- City State
Citizenship represents the concept of individuals serving the state as a civic duty, not through coercion. In military terms this results in the Legion, which relies on the individual initiative of junior leaders combined with their willingness to undergo long-term training. In civil affairs it produces the City State, which relies on the willingness of a large proportion of the city dwellers to support their government by actively taking part in it.

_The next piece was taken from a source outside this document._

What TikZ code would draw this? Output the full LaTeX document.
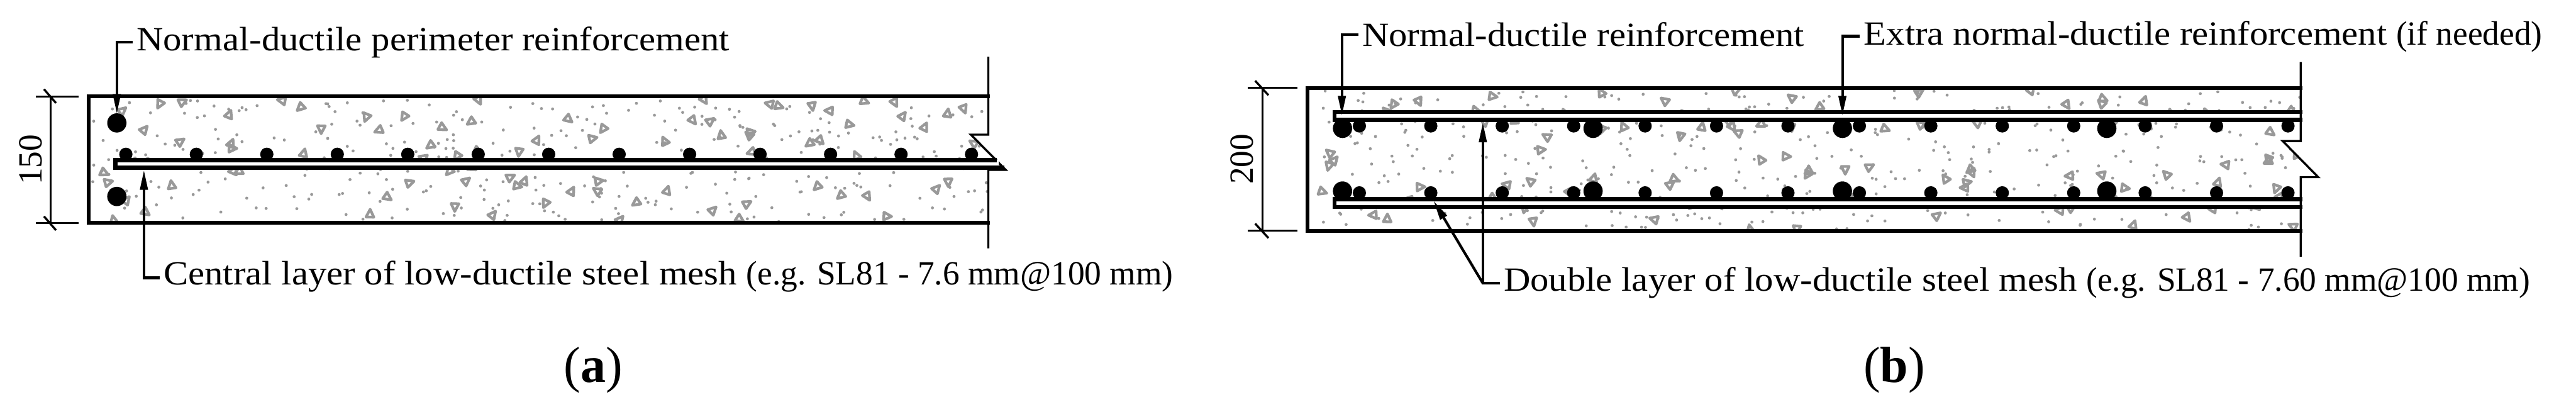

In the first cities, all people were either members of the governing class or of the governed. Starting in the small cities of post-Bronze Age Greece, a new concept began to emerge: that of the city inhabitant as an active participant in the city government, simultaneously a member of both the governed and the governing class. The basis of the participation was always the ability of the individual to take part in the defense of the state, as either a warrior or a supporter of warriors. In Athens, this concept was eventually extended to almost every adult male because the defense of the Athenian State was based on her navy, and almost anyone could serve as an oarsman on a trireme, regardless of wealth or lack of it. Although the governments of the individual city states varied from the totalitarian militarism of Lacaedemonia (Sparta) to the ’mob’ Democracy of Athens after Cleisthenes’ reforms, they all shared one salient characteristic: in every case, the willing participation of a fairly large percentage of the population in the running of the city and state compared to tyrannies and traditional monarchies of the Middle East.